Mieux accompagner les victimes
L’accompagnement des victimes, lui, repose en priorité sur une information renforcée des dispositifs qui existent : les référents mis en place par l’Ordre, mais aussi les autres ressources à disposition, telles que les lignes d’écoute. Développer le système de référent en établissement, afin que les infirmier(ère)s puissent trouver des interlocuteurs bienveillants, constitue aussi une piste. À condition que ceux-ci n’aient pas de lien hiérarchique ou fonctionnel avec les victimes, a précisé la présidente de l'ONI. « La crainte des représailles étant un frein à la déclaration, il faut envisager que les directeurs d’établissements aient un droit de substitution pour porter plainte à la place des victimes », a-t-elle ajouté. Et pour les IDEL ? Une des solutions serait de transmettre la responsabilité de la continuité des soins aux Agences régionales de santé (ARS) afin qu’une infirmière qui aurait été victime de VSS chez un patient ne soit pas contrainte d’y retourner par ses obligations déontologiques.
Mieux repérer et sanctionner les auteurs
Vient enfin la nécessité de sanctionner les auteurs. Là, il s’agit notamment de réviser la circulaire de 2013, qui définit les relations entre le Parquet et les différents Ordres de santé, afin que l’information circule mieux entre eux. Les Ordres ont ainsi demandé que le Parquet les informe plus rapidement de ses démarches lorsque celles-ci concernent un auteur de VSS. L’objectif : mieux les repérer dans le cas d’une éventuelle inscription aux tableaux de ces Ordres ou, dans le cas où ce serait un soignant, pouvoir enclencher rapidement les procédures disciplinaires, les VSS étant interdites et condamnées par le code de déontologie.

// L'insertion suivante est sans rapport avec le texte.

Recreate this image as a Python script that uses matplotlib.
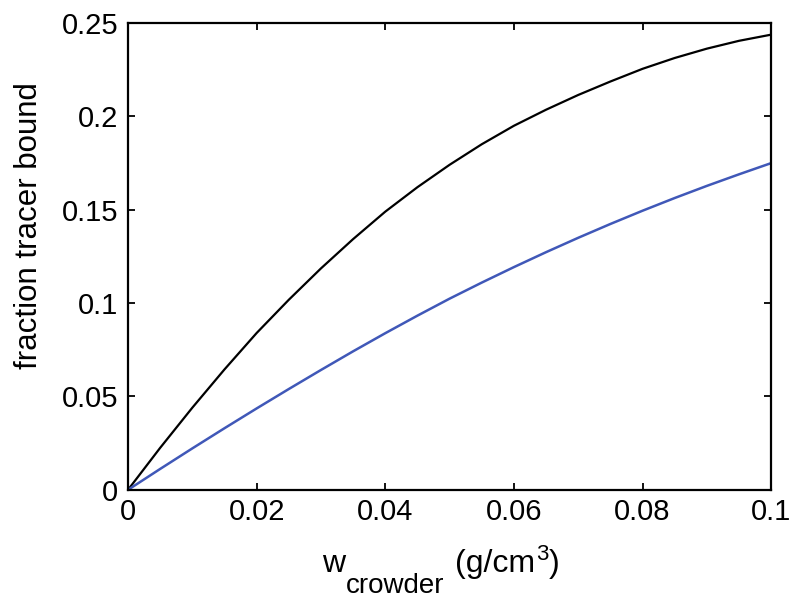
import matplotlib
matplotlib.use('Agg')
import matplotlib.pyplot as plt

# ── values ────────────────────────────────────────────────────────────────
w_crowder = [0.0, 0.005, 0.01, 0.015, 0.02, 0.025, 0.03, 0.035, 0.04, 0.045, 0.05,
             0.055, 0.06, 0.065, 0.07, 0.075, 0.08, 0.085, 0.09, 0.095, 0.1]
bound_black = [0.0, 0.0225, 0.044, 0.0645, 0.084, 0.1018, 0.1186, 0.1343, 0.149, 0.1621, 0.1741,
               0.1851, 0.195, 0.2036, 0.2115, 0.2187, 0.2255, 0.2313, 0.2363, 0.2405, 0.2438]
bound_blue = [0.0, 0.0112, 0.0222, 0.033, 0.0436, 0.054, 0.0642, 0.0742, 0.0839, 0.0933, 0.1024,
              0.111, 0.1193, 0.1273, 0.135, 0.1424, 0.1495, 0.1563, 0.1628, 0.169, 0.175]

xticks = [0, 0.02, 0.04, 0.06, 0.08, 0.1]
xtick_labels = ['0', '0.02', '0.04', '0.06', '0.08', '0.1']
yticks = [0, 0.05, 0.1, 0.15, 0.2, 0.25]
ytick_labels = ['0', '0.05', '0.1', '0.15', '0.2', '0.25']

plt.rcParams['font.family'] = ['Liberation Sans', 'DejaVu Sans']

fig = plt.figure(figsize=(8, 6.07), dpi=100)
# axes box: 128..771 px across, 23..490 px down
ax = fig.add_axes([0.16, 0.193, 0.804, 0.769])

ax.plot(w_crowder, bound_black, color='black', lw=1.6, solid_joinstyle='round')
ax.plot(w_crowder, bound_blue, color='#4058b8', lw=1.8, solid_joinstyle='round')

ax.set_xlim(0, 0.1)
ax.set_ylim(0, 0.25)
ax.set_xticks(xticks)
ax.set_xticklabels(xtick_labels)
ax.set_yticks(yticks)
ax.set_yticklabels(ytick_labels)
ax.tick_params(direction='in', length=5, width=1.3, top=True, right=True,
               labelsize=21)
ax.tick_params(axis='x', pad=6)
ax.tick_params(axis='y', pad=7)
for s in ax.spines.values():
    s.set_linewidth(1.6)

ax.set_ylabel('fraction tracer bound', fontsize=22.5)
ax.yaxis.set_label_coords(-0.13, 0.567)

# x label built from pieces so the subscript stays near full size
t1 = fig.text(322, 35, 'w', transform=None, fontsize=23, ha='left', va='baseline')
t2 = ax.annotate('crowder', xy=(1, 0), xycoords=t1, xytext=(1, -14),
                 textcoords='offset pixels', fontsize=20, ha='left', va='baseline')
t3 = ax.annotate('(g/cm', xy=(1, 0), xycoords=(t2, t1), xytext=(10, 7),
                 textcoords='offset pixels', fontsize=23, ha='left', va='baseline')
t4 = ax.annotate('3', xy=(1, 1), xycoords=t3, xytext=(1, 5),
                 textcoords='offset pixels', fontsize=16, ha='left', va='top')
t5 = ax.annotate(')', xy=(1, 0), xycoords=(t4, t3), xytext=(1, 0),
                 textcoords='offset pixels', fontsize=23, ha='left', va='bottom')

fig.savefig('out.png', dpi=100)
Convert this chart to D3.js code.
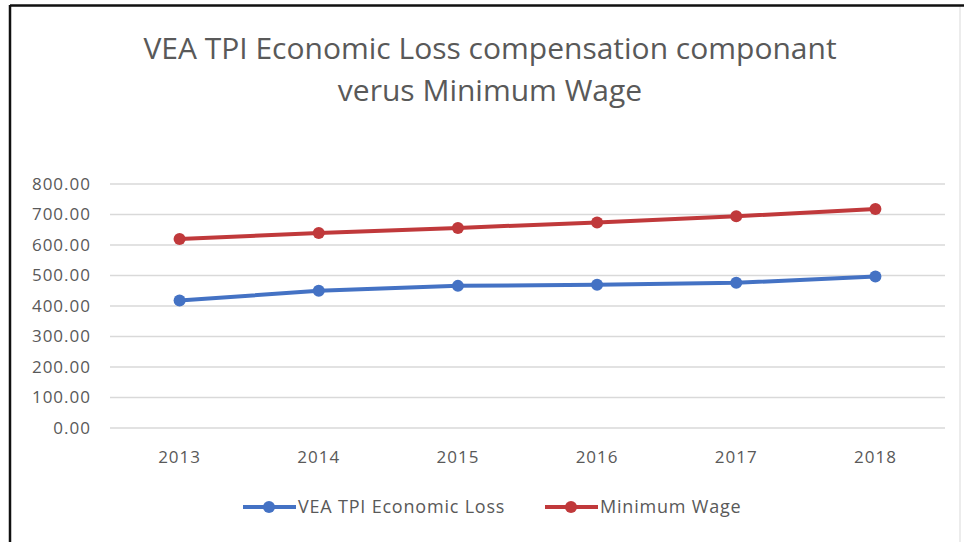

Il faut mener « un travail de changement de culture, d’éducation, d’acculturation de l’ensemble des professionnels de santé quelle que soit leur profession », a conclu Sylvaine Mazière-Tauran, martelant la nécessité pour l’ensemble des Ordres de s’emparer du sujet et d’y travailler conjointement.
- Former l’ensemble des professionnels de santé et personnels administratifs aux VSS dès la formation initiale, et intégrer la formation aux VSS dans les priorités de la formation continue ;
- Inclure un critère sur la politique de lutte contre les VSS dans les grilles de certification et d’évaluation externe des établissements sanitaires et médico-sociaux ;
- Mettre en place des systèmes de déclaration et d’accompagnement au plus près des professionnels, au sein des établissements mais également pour les libéraux ;
- Permettre le retrait des professionnels libéraux du domicile en cas de menaces ;
- Conclure les conventions police-justice-Ordre dans tous les territoires, pour permettre la mise en œuvre de systèmes d’alerte et la meilleure prise en compte de toute plainte ou signalement émanant d’un professionnel de santé.
*Celle-ci a été conduite du 13 au 29 septembre auprès des infirmiers inscrits au tableau de l’Ordre.